The Future of Stem Cells
Disease Research Hindered by Reproductive Cloning Threat, Experts Say
July 8, 2004 -- Stem cell research is one thing. Cloning human babies is another. Yet the two issues are so mixed up, we risk the worst of both worlds.
Research into stem cells may provide treatments for terrible medical ailments. The list includes Alzheimer's and Parkinson's diseases, cancer, and spinal paralysis. That's why Nancy Reagan, Michael J. Fox, and Christopher Reeve all are outspoken advocates.
There are all kinds of stem cells. But the ones from which we can learn the most are the cells that make up an early human embryo. They're formed in the first 14 days after a human egg is fertilized by sperm or when a human egg has its own DNA replaced by DNA from an adult cell.
Scientists call this latter technique somatic cell nuclear transfer or SCNT. It's also the first step in cloning. And there's the rub. If a SCNT-created embryo is implanted in a woman's womb, it might become a cloned baby genetically identical to the DNA donor. Does stem cell research necessarily put us on the slippery slope that leads to reproductive cloning?
No, argues Carol A. Tauer, PhD, of the Center for Bioethics at the University of Minnesota, Minneapolis. Writing in the July 10 issue of The Lancet, Tauer says that stem cell research and reproductive cloning are totally separate issues.
Mixing them up, she says, is a terrible mistake. On the one hand, fear of human cloning might shut the door on the promise of stem cell research. And on the other hand, the confusion makes it very hard to pass a law almost everybody wants: a ban on reproductive cloning.

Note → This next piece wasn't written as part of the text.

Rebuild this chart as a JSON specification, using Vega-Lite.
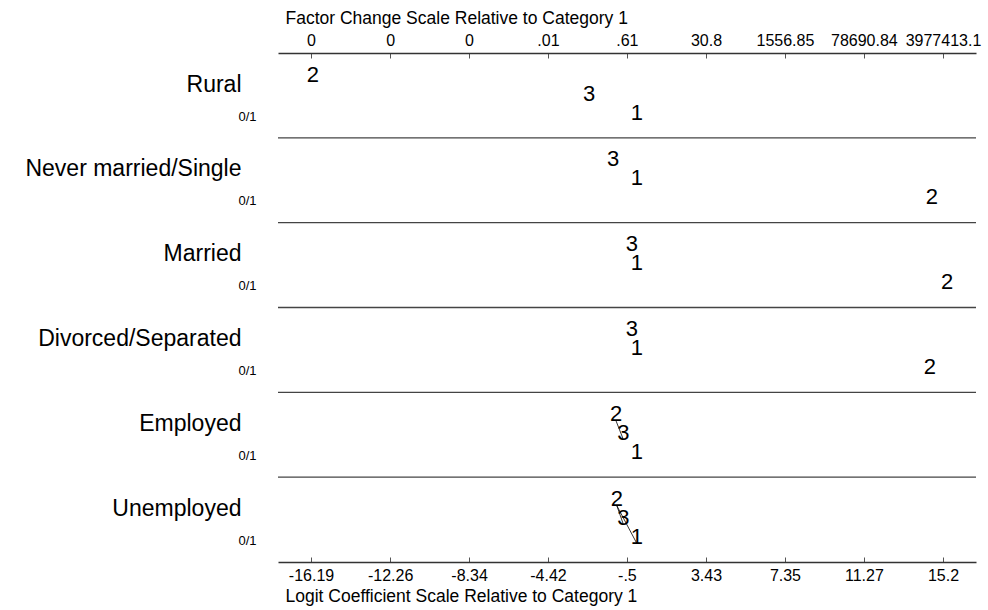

"Although there is agreement that it is good to prohibit cloning for reproduction, there is no agreement on whether cloning should be prohibited for treatment research," Tauer tells WebMD. "When these two issues are put together, it makes it impossible to pass any laws."
Tauer advises the U.S. government -- and the U.N. -- to consider the issues separately.
"One thing should be done at a time," she says. "Congress should take cloning for reproduction -- on which there is wide agreement -- and get that passed. And then they should look separately on the issue of whether federal funding should be extended to stem cells and cloning for research. People on both sides may not want to agree with me. But I think if we agree on one thing, why not take care of that -- both in the U.S. and also at the level of the U.N. -- and then look at other issues."
That's not likely to happen, says Arthur Caplan, PhD, director of the center for bioethics at the University of Pennsylvania, Philadelphia.
"Of course the issues should be separate," Caplan tells WebMD. "But as sensible as this seems to be, the critics of stem cell research see that to split the issues is to lose the debate. Many of those who support a total ban on cloning would back off if reproductive cloning were off the table. It is specifically mixed up by those who are critical of stem cell research. They want to fuzz the line because that is their best bet to ban everything."